╭─ Given material

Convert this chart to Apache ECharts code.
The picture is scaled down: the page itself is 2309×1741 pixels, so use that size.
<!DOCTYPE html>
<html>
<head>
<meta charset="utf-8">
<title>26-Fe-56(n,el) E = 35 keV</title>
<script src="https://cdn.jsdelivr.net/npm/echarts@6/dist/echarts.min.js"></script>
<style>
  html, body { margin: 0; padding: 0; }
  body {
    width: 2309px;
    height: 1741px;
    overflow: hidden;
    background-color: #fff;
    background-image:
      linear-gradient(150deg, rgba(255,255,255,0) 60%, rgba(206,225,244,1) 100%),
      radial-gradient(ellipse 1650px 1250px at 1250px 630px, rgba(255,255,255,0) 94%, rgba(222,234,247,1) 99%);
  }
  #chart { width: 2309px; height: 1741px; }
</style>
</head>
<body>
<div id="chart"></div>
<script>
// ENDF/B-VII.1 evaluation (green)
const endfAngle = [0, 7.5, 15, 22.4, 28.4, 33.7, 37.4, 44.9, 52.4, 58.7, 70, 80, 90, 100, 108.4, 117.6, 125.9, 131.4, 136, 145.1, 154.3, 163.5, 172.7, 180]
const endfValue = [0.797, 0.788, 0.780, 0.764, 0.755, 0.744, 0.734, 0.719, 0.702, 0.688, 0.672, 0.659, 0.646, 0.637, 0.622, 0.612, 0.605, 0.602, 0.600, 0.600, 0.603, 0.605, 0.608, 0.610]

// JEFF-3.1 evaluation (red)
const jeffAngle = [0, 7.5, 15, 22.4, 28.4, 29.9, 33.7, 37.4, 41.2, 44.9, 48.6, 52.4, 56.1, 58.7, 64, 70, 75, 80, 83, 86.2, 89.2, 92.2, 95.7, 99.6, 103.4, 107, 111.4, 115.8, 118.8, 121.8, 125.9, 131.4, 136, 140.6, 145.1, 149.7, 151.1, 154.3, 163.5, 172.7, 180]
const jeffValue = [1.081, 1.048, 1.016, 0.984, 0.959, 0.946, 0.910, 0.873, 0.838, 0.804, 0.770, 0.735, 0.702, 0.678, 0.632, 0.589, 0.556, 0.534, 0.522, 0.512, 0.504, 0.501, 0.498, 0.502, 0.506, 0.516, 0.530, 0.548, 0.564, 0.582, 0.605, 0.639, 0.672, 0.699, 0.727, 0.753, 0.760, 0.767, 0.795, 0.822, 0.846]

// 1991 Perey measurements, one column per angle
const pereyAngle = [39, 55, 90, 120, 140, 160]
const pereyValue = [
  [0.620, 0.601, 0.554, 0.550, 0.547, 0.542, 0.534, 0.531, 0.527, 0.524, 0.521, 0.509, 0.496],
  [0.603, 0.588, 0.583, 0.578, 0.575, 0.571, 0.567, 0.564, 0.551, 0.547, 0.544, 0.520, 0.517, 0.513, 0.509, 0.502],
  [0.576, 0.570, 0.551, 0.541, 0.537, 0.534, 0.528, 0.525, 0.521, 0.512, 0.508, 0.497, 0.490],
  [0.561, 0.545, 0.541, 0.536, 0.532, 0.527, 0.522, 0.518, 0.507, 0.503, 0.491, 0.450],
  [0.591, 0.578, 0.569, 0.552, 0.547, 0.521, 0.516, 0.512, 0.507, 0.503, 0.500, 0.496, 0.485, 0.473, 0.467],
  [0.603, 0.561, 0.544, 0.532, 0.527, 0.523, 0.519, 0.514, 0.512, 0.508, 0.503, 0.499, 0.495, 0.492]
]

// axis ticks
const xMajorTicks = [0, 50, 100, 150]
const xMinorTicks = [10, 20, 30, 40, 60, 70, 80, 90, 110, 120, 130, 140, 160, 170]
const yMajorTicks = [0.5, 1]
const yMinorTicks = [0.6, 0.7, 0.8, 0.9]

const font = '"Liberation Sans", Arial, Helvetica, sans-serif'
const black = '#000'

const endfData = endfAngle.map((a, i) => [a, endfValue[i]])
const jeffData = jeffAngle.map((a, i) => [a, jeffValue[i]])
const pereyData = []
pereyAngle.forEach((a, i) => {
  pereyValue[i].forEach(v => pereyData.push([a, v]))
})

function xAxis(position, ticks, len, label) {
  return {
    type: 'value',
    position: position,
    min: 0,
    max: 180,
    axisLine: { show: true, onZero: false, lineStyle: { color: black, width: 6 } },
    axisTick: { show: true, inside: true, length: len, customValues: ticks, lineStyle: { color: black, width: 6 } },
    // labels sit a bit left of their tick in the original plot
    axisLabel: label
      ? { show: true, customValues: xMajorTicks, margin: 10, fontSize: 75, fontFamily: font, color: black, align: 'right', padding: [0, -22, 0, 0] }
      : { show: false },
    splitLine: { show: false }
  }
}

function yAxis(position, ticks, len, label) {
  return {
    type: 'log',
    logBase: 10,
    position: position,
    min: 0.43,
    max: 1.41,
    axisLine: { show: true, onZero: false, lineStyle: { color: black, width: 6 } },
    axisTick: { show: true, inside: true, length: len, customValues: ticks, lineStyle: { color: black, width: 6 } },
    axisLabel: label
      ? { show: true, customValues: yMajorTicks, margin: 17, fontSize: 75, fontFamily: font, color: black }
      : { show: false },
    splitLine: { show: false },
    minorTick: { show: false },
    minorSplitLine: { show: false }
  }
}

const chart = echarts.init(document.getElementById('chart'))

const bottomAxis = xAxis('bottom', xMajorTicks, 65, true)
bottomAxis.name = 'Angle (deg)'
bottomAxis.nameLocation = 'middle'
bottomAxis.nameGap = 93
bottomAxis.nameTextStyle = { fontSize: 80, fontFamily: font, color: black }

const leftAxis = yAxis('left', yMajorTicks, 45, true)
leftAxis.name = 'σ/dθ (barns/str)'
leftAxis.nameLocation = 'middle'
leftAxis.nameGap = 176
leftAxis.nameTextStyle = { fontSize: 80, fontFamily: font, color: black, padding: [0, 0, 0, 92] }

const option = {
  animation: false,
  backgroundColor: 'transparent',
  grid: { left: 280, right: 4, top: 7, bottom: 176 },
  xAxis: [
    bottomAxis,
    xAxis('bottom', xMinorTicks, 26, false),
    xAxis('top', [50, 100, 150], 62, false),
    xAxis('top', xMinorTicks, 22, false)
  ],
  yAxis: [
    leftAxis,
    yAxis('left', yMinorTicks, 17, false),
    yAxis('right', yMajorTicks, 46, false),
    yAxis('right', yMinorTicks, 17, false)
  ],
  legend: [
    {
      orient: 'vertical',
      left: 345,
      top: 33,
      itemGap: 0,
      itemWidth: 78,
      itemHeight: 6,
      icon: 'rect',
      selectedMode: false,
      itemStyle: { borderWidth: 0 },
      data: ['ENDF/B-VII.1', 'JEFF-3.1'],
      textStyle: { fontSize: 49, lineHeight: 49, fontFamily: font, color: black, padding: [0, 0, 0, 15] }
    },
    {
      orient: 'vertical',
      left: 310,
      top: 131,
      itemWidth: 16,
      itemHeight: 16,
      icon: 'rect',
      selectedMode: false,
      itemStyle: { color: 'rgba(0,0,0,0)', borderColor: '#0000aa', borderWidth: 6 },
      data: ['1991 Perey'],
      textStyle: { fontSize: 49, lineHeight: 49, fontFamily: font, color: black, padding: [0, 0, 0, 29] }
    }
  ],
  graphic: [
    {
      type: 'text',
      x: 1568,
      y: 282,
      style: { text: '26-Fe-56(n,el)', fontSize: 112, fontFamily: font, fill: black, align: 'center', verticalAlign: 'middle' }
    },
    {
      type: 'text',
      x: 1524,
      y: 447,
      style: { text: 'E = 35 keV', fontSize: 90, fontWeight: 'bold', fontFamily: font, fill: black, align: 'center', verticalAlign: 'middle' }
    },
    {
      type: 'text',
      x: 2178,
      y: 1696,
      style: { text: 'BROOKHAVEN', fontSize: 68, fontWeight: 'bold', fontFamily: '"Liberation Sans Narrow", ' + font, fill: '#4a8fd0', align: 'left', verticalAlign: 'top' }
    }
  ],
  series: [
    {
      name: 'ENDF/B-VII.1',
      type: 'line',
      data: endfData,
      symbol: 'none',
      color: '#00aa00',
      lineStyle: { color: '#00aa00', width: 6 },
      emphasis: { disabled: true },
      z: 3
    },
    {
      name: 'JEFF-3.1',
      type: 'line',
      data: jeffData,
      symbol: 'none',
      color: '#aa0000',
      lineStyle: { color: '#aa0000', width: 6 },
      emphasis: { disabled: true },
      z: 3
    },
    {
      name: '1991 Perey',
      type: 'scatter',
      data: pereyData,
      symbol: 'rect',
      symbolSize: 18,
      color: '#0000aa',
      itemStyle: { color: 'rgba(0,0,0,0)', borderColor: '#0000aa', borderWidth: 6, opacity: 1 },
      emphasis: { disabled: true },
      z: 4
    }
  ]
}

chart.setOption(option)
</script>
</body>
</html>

╰─

→ **Aim of the exercise**:
Reprint the data above from the opening line to the line holding "0.795, 0.822, 0.846]", inclusive, and nothing else.

→ **Response to the task**:
Convert this chart to Apache ECharts code.
The picture is scaled down: the page itself is 2309×1741 pixels, so use that size.
<!DOCTYPE html>
<html>
<head>
<meta charset="utf-8">
<title>26-Fe-56(n,el) E = 35 keV</title>
<script src="https://cdn.jsdelivr.net/npm/echarts@6/dist/echarts.min.js"></script>
<style>
  html, body { margin: 0; padding: 0; }
  body {
    width: 2309px;
    height: 1741px;
    overflow: hidden;
    background-color: #fff;
    background-image:
      linear-gradient(150deg, rgba(255,255,255,0) 60%, rgba(206,225,244,1) 100%),
      radial-gradient(ellipse 1650px 1250px at 1250px 630px, rgba(255,255,255,0) 94%, rgba(222,234,247,1) 99%);
  }
  #chart { width: 2309px; height: 1741px; }
</style>
</head>
<body>
<div id="chart"></div>
<script>
// ENDF/B-VII.1 evaluation (green)
const endfAngle = [0, 7.5, 15, 22.4, 28.4, 33.7, 37.4, 44.9, 52.4, 58.7, 70, 80, 90, 100, 108.4, 117.6, 125.9, 131.4, 136, 145.1, 154.3, 163.5, 172.7, 180]
const endfValue = [0.797, 0.788, 0.780, 0.764, 0.755, 0.744, 0.734, 0.719, 0.702, 0.688, 0.672, 0.659, 0.646, 0.637, 0.622, 0.612, 0.605, 0.602, 0.600, 0.600, 0.603, 0.605, 0.608, 0.610]

// JEFF-3.1 evaluation (red)
const jeffAngle = [0, 7.5, 15, 22.4, 28.4, 29.9, 33.7, 37.4, 41.2, 44.9, 48.6, 52.4, 56.1, 58.7, 64, 70, 75, 80, 83, 86.2, 89.2, 92.2, 95.7, 99.6, 103.4, 107, 111.4, 115.8, 118.8, 121.8, 125.9, 131.4, 136, 140.6, 145.1, 149.7, 151.1, 154.3, 163.5, 172.7, 180]
const jeffValue = [1.081, 1.048, 1.016, 0.984, 0.959, 0.946, 0.910, 0.873, 0.838, 0.804, 0.770, 0.735, 0.702, 0.678, 0.632, 0.589, 0.556, 0.534, 0.522, 0.512, 0.504, 0.501, 0.498, 0.502, 0.506, 0.516, 0.530, 0.548, 0.564, 0.582, 0.605, 0.639, 0.672, 0.699, 0.727, 0.753, 0.760, 0.767, 0.795, 0.822, 0.846]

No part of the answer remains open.